Monday, 15 May 2017

Clinical Negligence in the Court of Appeal 2017

There have been no fewer than nine Court of Appeal judgments in clinical negligence cases so far in 2017. 

Links to all the cases can be found on my Judgments 2017 page.

Here is a summary of the key issues:

In Manna v Central Manchester a claim for a second adapted home was allowed where the claimant's parents lived separately. 

It is not uncommon for parents of severely disabled children to separate and so this decision will have ramifications for a number of similar cases.


In EXP v Barker the importance of experts' independence and objectivity was emphasised after an expert had failed promptly to disclose a close connection with the party by whom he had been instructed. 

All experts should consider their connections with the parties or witnesses and make a full declaration at the earliest opportunity.


In Webster v Burton Hospitals, the approach to informed consent in Montgomery was applied to an issue of causation. A negligent failure to carry out scans would have led to more information being available to inform the decision whether to proceed to an elective Caesarean section. The question was not what the clinicians would have decided to do, but what the mother would have decided to do upon being given material information.

When considering what would or should have occurred but for a breach of duty, practitioners must consider not only what treatment would have been available and what is given most commonly, but also what advice would or should have been given and what the particular patient would have elected to do.


Darnley v Croydon Health Services concerned the duty of care on a receptionist in an A&E department who wrongly advised a patient that he would have to wait five hours to be seen.
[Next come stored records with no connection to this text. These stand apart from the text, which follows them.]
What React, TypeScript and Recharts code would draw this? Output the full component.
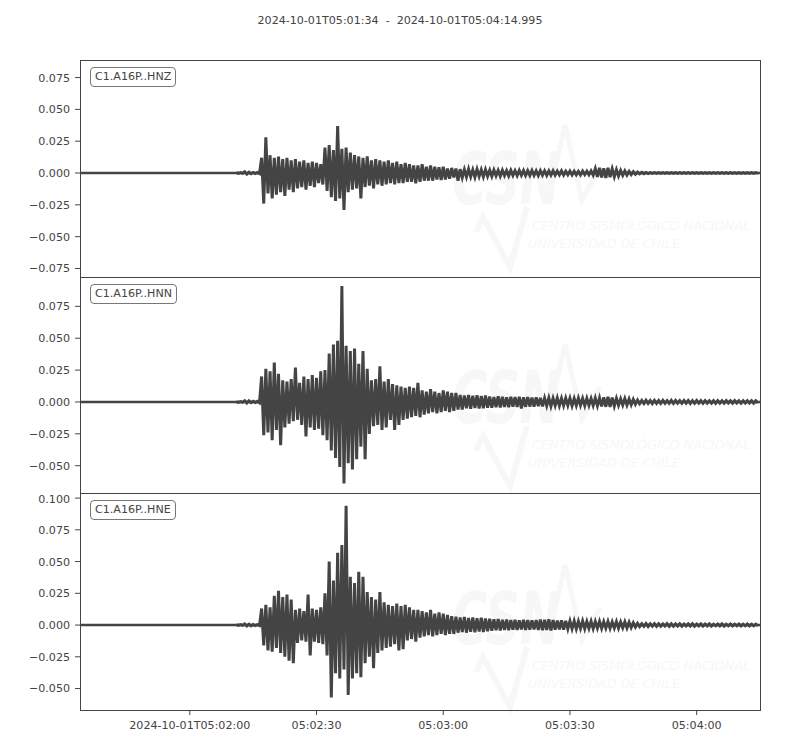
import { LineChart, Line, XAxis, YAxis, ReferenceLine } from 'recharts';

// amplitudes are read in thousandths, one upper and one lower peak per second
const MILLI = 0.001;
const startSec = 37; // seconds after 05:01:34
const endSec = 160.995;

const hnzHi = [
  0.3, 0.3, 1.0, 0.6, 0.4, 0.4, 12, 28, 14, 12,
  13, 11, 12, 10, 11, 9, 10, 8, 9, 8,
  7, 20, 22, 18, 37, 19, 20, 16, 14, 13,
  12, 13, 10, 11, 10, 9, 10, 8, 9, 7,
  8, 7, 6, 6, 7, 5, 6, 5, 4.5, 5,
  3.5, 4, 3.5, 3, 2.7, 3.1, 2.5, 2.9, 2.5, 2.7,
  2.2, 2.4, 2.0, 2.2, 1.9, 2.1, 1.8, 2.0, 1.9, 1.8,
  2.0, 1.7, 1.9, 1.8, 1.6, 1.8, 1.5, 1.7, 1.4, 1.5,
  1.4, 1.3, 1.5, 1.4, 1.6, 3.4, 4.0, 3.6, 4.1, 3.2,
  2.6, 2.0, 1.6, 1.3, 1.0, 0.7, 0.5, 0.4, 0.3, 0.3,
  0.3, 0.3, 0.3, 0.3, 0.3, 0.3, 0.3, 0.3, 0.3, 0.3,
  0.3, 0.3, 0.3, 0.3, 0.3, 0.3, 0.3, 0.3, 0.3, 0.3,
  0.3, 0.3, 0.3, 0.3,
];
const hnzLo = [
  -0.3, -0.3, -0.9, -0.6, -0.4, -0.5, -24, -16, -20, -17,
  -15, -18, -13, -15, -12, -11, -13, -10, -11, -8,
  -9, -14, -19, -22, -20, -29, -15, -13, -12, -20,
  -11, -10, -12, -9, -10, -9, -8, -9, -8, -8,
  -7, -7, -8, -7, -6, -6, -6, -5, -5.5, -5,
  -4.5, -3.5, -6, -3.5, -3.1, -2.9, -3.3, -2.7, -3, -2.5,
  -2.6, -2.2, -2.4, -2.0, -2.2, -1.9, -2.1, -1.8, -2.0, -1.9,
  -1.8, -2.0, -1.7, -1.9, -1.6, -1.7, -1.5, -1.6, -1.4, -1.5,
  -1.4, -1.5, -1.3, -1.4, -1.7, -3.0, -3.4, -3.8, -3.2, -2.9,
  -2.4, -1.9, -1.6, -1.3, -1.0, -0.7, -0.5, -0.4, -0.3, -0.3,
  -0.3, -0.3, -0.3, -0.3, -0.3, -0.3, -0.3, -0.3, -0.3, -0.3,
  -0.3, -0.3, -0.3, -0.3, -0.3, -0.3, -0.3, -0.3, -0.3, -0.3,
  -0.3, -0.3, -0.3, -0.3,
];

const hnnHi = [
  0.3, 0.3, 1.0, 0.9, 0.5, 0.5, 20, 26, 24, 31,
  22, 17, 16, 18, 27, 15, 20, 18, 21, 19,
  24, 25, 38, 45, 48, 91, 44, 40, 42, 30,
  40, 26, 17, 18, 28, 16, 18, 14, 13, 12,
  11, 12, 11, 15, 9, 8, 10, 8, 7, 9,
  8, 7, 7, 5.5, 5, 5.4, 4.8, 5.2, 4.6, 5,
  4.3, 3.9, 4.5, 4.0, 3.7, 4.1, 3.8, 4.0, 3.6, 3.9,
  3.4, 3.7, 3.2, 3.0, 3.2, 2.9, 3.1, 2.8, 3.0, 2.9,
  2.7, 3.0, 2.8, 2.9, 2.6, 3.0, 3.2, 3.6, 4.0, 3.4,
  2.8, 2.4, 2.6, 2.3, 2.0, 1.4, 1.2, 1.3, 1.1, 1.2,
  1.1, 1.2, 1.0, 1.2, 1.1, 1.0, 1.2, 1.1, 1.0, 1.1,
  1.0, 1.1, 0.9, 1.0, 1.1, 0.9, 1.0, 0.9, 1.0, 0.9,
  0.9, 1.0, 0.9, 0.9,
];
const hnnLo = [
  -0.3, -0.3, -0.8, -0.6, -0.5, -0.6, -26, -24, -30, -22,
  -34, -20, -17, -15, -14, -18, -27, -20, -22, -21,
  -26, -30, -38, -44, -51, -64, -48, -53, -45, -35,
  -45, -25, -19, -18, -22, -20, -14, -22, -18, -14,
  -13, -12, -11, -12, -10, -9, -8, -9, -8, -7,
  -8, -7, -6, -6, -5, -5.4, -4.8, -5.2, -5, -4.6,
  -4.5, -4.1, -4.3, -3.9, -4.1, -3.7, -4.0, -5.2, -3.8, -3.6,
  -3.6, -3.2, -3.4, -3.0, -3.2, -2.8, -3.0, -2.9, -2.7, -3.0,
  -2.8, -2.6, -2.9, -2.7, -2.8, -3.0, -3.4, -3.8, -3.9, -3.2,
  -2.6, -2.4, -2.5, -2.2, -1.8, -1.4, -1.2, -1.1, -1.3, -1.1,
  -1.2, -1.0, -1.1, -1.2, -1.0, -1.1, -1.0, -1.2, -1.1, -1.0,
  -1.1, -0.9, -1.0, -1.1, -0.9, -1.0, -0.9, -1.0, -0.9, -1.0,
  -0.9, -0.9, -1.0, -0.9,
];

const hneHi = [
  0.3, 0.3, 0.8, 0.7, 0.4, 0.4, 13, 16, 14, 23,
  27, 22, 24, 20, 12, 13, 11, 24, 13, 12,
  14, 25, 50, 35, 57, 63, 94, 38, 33, 42,
  38, 26, 22, 20, 26, 18, 16, 15, 17, 15,
  16, 14, 12, 12, 11, 10, 12, 9, 10, 9,
  8, 7, 6.5, 6, 6.4, 5.6, 6, 5.4, 5.8, 5.2,
  5.0, 4.5, 4.7, 4.1, 4.3, 3.9, 4.2, 3.8, 4.1, 3.9,
  3.7, 4.0, 4.3, 4.1, 4.5, 3.9, 3.6, 3.8, 3.3, 3.1,
  3.2, 2.9, 3.1, 2.8, 3.0, 2.7, 2.9, 2.6, 2.8, 2.5,
  2.7, 2.4, 2.5, 2.2, 1.8, 1.3, 1.1, 1.2, 1.0, 1.1,
  1.0, 0.9, 1.1, 1.0, 0.9, 1.0, 0.8, 0.9, 1.0, 0.8,
  0.9, 0.8, 0.9, 0.7, 0.8, 0.9, 0.7, 0.8, 0.7, 0.8,
  0.7, 0.8, 0.7, 0.7,
];
const hneLo = [
  -0.3, -0.3, -0.8, -0.6, -0.4, -0.4, -16, -20, -21, -18,
  -22, -25, -28, -30, -14, -12, -13, -24, -13, -14,
  -15, -24, -57, -38, -42, -35, -55, -42, -38, -41,
  -30, -25, -34, -22, -20, -18, -17, -15, -20, -19,
  -12, -11, -13, -10, -9, -8, -9, -8, -7, -8,
  -7, -7, -6, -5.5, -6, -5.2, -5.6, -5, -5.4, -4.8,
  -4.5, -4.1, -4.3, -3.9, -4.1, -3.7, -3.9, -3.5, -3.8, -3.6,
  -3.5, -3.8, -4.1, -3.9, -4.3, -3.7, -3.4, -3.6, -3.1, -3.0,
  -3.0, -2.7, -2.9, -2.6, -2.8, -2.5, -2.7, -2.4, -2.6, -2.3,
  -2.5, -2.2, -2.3, -2.0, -1.6, -1.2, -1.0, -1.1, -0.9, -1.0,
  -0.9, -0.8, -1.0, -0.9, -0.8, -0.9, -0.7, -0.8, -0.9, -0.7,
  -0.8, -0.7, -0.8, -0.6, -0.7, -0.8, -0.6, -0.7, -0.6, -0.7,
  -0.6, -0.7, -0.6, -0.6,
];

const xTickSecs = [26, 56, 86, 116, 146];
const xTickLabels = ['2024-10-01T05:02:00', '05:02:30', '05:03:00', '05:03:30', '05:04:00'];

const channels = [
  { code: 'C1.A16P..HNZ', hi: hnzHi, lo: hnzLo, domain: [-0.0817, 0.0888], ticks: [-0.075, -0.05, -0.025, 0, 0.025, 0.05, 0.075] },
  { code: 'C1.A16P..HNN', hi: hnnHi, lo: hnnLo, domain: [-0.0714, 0.098], ticks: [-0.05, -0.025, 0, 0.025, 0.05, 0.075] },
  { code: 'C1.A16P..HNE', hi: hneHi, lo: hneLo, domain: [-0.0669, 0.104], ticks: [-0.05, -0.025, 0, 0.025, 0.05, 0.075, 0.1] },
];

const INK = '#444';
const FONT = 'DejaVu Sans, sans-serif';
const panelTops = [60, 277, 493];
const panelHeights = [217, 216, 217];

// the trace swings to the upper peak, then to the lower peak, in every second
const buildTrace = (hi: number[], lo: number[]) =>
  hi.flatMap((h, i) => [
    { t: startSec + i, v: h * MILLI },
    { t: startSec + i + 0.5, v: lo[i] * MILLI },
  ]);

const fmtY = (v: number) => v.toFixed(3).replace('-', '\u2212');
const fmtX = (v: number) => xTickLabels[xTickSecs.indexOf(v)] ?? '';

const WM = '#f7f7f7';
const WM_FONT = 'DejaVu Sans Condensed, DejaVu Sans, sans-serif';
const Watermark = ({ dy }: { dy: number }) => (
  <g fill={WM} stroke="none" transform={`translate(0, ${dy})`}>
    <g transform="translate(452, 204) scale(1, 1.4)">
      <text x={0} y={0} fontSize={52} fontWeight="bold" fontStyle="italic" fontFamily={WM_FONT} textLength={108} lengthAdjust="spacingAndGlyphs">CSN</text>
    </g>
    <polyline points="548,200 565,125 582,200 600,168" fill="none" stroke={WM} strokeWidth={5} />
    <polyline points="476,232 483,217 510,267 527,207" fill="none" stroke={WM} strokeWidth={6} />
    <text x={532} y={230} fontSize={13} fontStyle="italic" fontFamily={WM_FONT} textLength={218} lengthAdjust="spacingAndGlyphs">CENTRO SISMOLÓGICO NACIONAL</text>
    <text x={528} y={248} fontSize={13} fontStyle="italic" fontFamily={WM_FONT} textLength={152} lengthAdjust="spacingAndGlyphs">UNIVERSIDAD DE CHILE</text>
  </g>
);

export default function App() {
  return (
    <div style={{ position: 'absolute', left: 0, top: 0, width: 800, height: 750, background: '#fff', fontFamily: FONT }}>
      <svg width={800} height={750} style={{ position: 'absolute', left: 0, top: 0 }}>
        <Watermark dy={0} />
        <Watermark dy={219} />
        <Watermark dy={440} />
      </svg>

      <div style={{ position: 'absolute', left: 0, top: 14, width: 800, textAlign: 'center', fontSize: 11.1, color: INK, whiteSpace: 'pre' }}>
        {'2024-10-01T05:01:34  -  2024-10-01T05:04:14.995'}
      </div>

      {channels.map((ch, idx) => {
        const last = idx === channels.length - 1;
        const h = panelHeights[idx] + (last ? 40 : 0);
        return (
          <div key={ch.code} style={{ position: 'absolute', left: 0, top: panelTops[idx] }}>
            <LineChart width={800} height={h} data={buildTrace(ch.hi, ch.lo)} margin={{ top: 0, right: 40, bottom: 0, left: 10 }}>
              <XAxis
                type="number"
                dataKey="t"
                domain={[0, endSec]}
                ticks={xTickSecs}
                tickFormatter={fmtX}
                allowDataOverflow
                hide={!last}
                height={40}
                axisLine={false}
                tickSize={5}
                tickMargin={6}
                tickLine={{ stroke: INK }}
                tick={{ fill: INK, fontSize: 11.1, fontFamily: FONT }}
              />
              <YAxis
                type="number"
                domain={ch.domain}
                ticks={ch.ticks}
                tickFormatter={fmtY}
                allowDataOverflow
                width={70}
                axisLine={false}
                tickSize={5}
                tickMargin={5}
                tickLine={{ stroke: INK }}
                tick={{ fill: INK, fontSize: 11.1, fontFamily: FONT }}
              />
              <ReferenceLine y={0} stroke={INK} strokeWidth={2.6} />
              <Line type="linear" dataKey="v" stroke={INK} strokeWidth={3} strokeLinejoin="miter" dot={false} activeDot={false} isAnimationActive={false} />
            </LineChart>
          </div>
        );
      })}

      {channels.map((ch, idx) => (
        <div
          key={`frame-${ch.code}`}
          style={{ position: 'absolute', left: 80, top: panelTops[idx], width: 681, height: panelHeights[idx] + 1, border: `1px solid ${INK}`, boxSizing: 'border-box', pointerEvents: 'none' }}
        />
      ))}

      {channels.map((ch, idx) => (
        <div
          key={`label-${ch.code}`}
          style={{ position: 'absolute', left: 90, top: panelTops[idx] + 7, padding: '2px 4px', border: '1.2px solid #777', borderRadius: 4, background: '#fff', fontSize: 11.1, color: INK, lineHeight: '14px' }}
        >
          {ch.code}
        </div>
      ))}
    </div>
  );
}
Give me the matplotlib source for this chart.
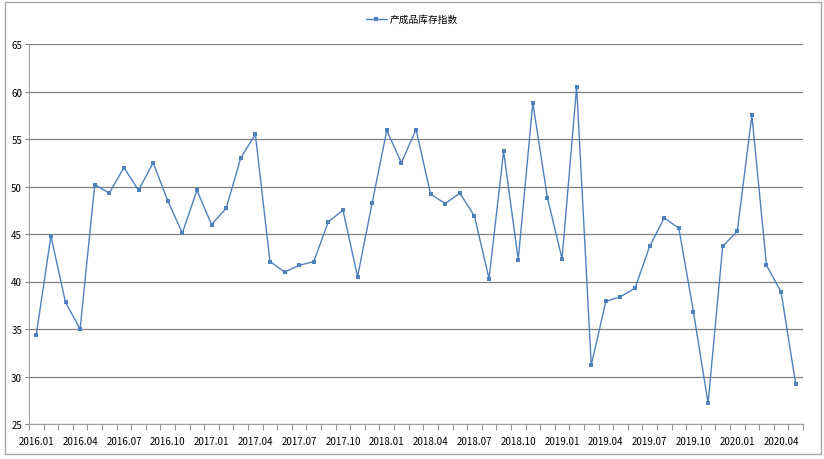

He was not prepared to wait that length of time and left the hospital. 

Practitioners may want to consider what systems were in place to advise patients about their likely management. There are implications for the making of appointments and administrative communications, as well as in relation to A&E receptionists. 


In Wilmott v Rotherham the Court of Appeal held that a trial judge was right not to have recused himself and that there was no objective appearance of bias after he had referred to his own knee replacement operation and his own background research.

Whilst the Judgment was upheld, it is clear that trial judges should be wary of introducing their own experiences into the hearing.


The Court upheld a "remarkably succinct" judgment in Barnett v Medway NHS Foundation Trust notwithstanding that the judge had taken the virtue brevity "too far". 

Again, the judgment was upheld, but trial judges are encouraged to explain how they have weighed up the evidence to reach the conclusions underpinning their conclusions.


In FB v Princess Alexandra Hospital Trust, the Court addressed the issue of the standard of care applicable to a Senior House Officer in A&E when taking a history and carrying out an initial examination. The notion that a lower standard of care applied than it would had, say, a Consultant carried out the same tasks, was rejected. 

This is an important decision. Jackson LJ put it in context. There are some basic clinical skills and processes that patients are entitled to expect from any doctor, whatever their level of qualification and experience.  


In Correia v University Hospital of North Staffordshire NHS Trust, the appellant's case that informed consent had not been given to an operation was rejected. The surgeon negligently failed to carry out the important third stage of the operation. Although the Claimant had not consented to a two stage operation, only a three stage operation, she had given her informed consent to the procedure. 

There are limits to the attempts to plead a claim about negligent performance as a Montgomery consent claim. Patients do not literally consent to being treated negligently but they may consent to treatment that is then delivered negligently.


ABC v St George's Healthcare NHS Trust: the Court of Appeal allowed C's appeal against a strike out of her claim. Her father was subject to a hospital order under s37 MHA. He was diagnosed with Huntington's Disease. C alleged that the defendants owed a duty of care to override patient confidentiality, and the wishes of her father, and to disclose his genetic condition to her. She had been pregnant and this is a wrongful birth claim. This is a case that has been remitted for trial. 

The high court judgment was regarded by the NHSLA as one of the most important of the year, and this CofA decision is clearly of great significance. The Defendants argued that there is a distinction between it being good practice on occasion to override patient confidentiality (GMC guidance) and it being a duty of care, breach of which gives rise to liability for compensation, to do so. This and other arguments are likely to be subject to further judicial scrutiny: this was an appeal against a strike out application not an appeal against a final judgment.

Webster, Darnley, FB and ABC seem to be a particular significance for other cases and should be read by all clinical negligence litigators.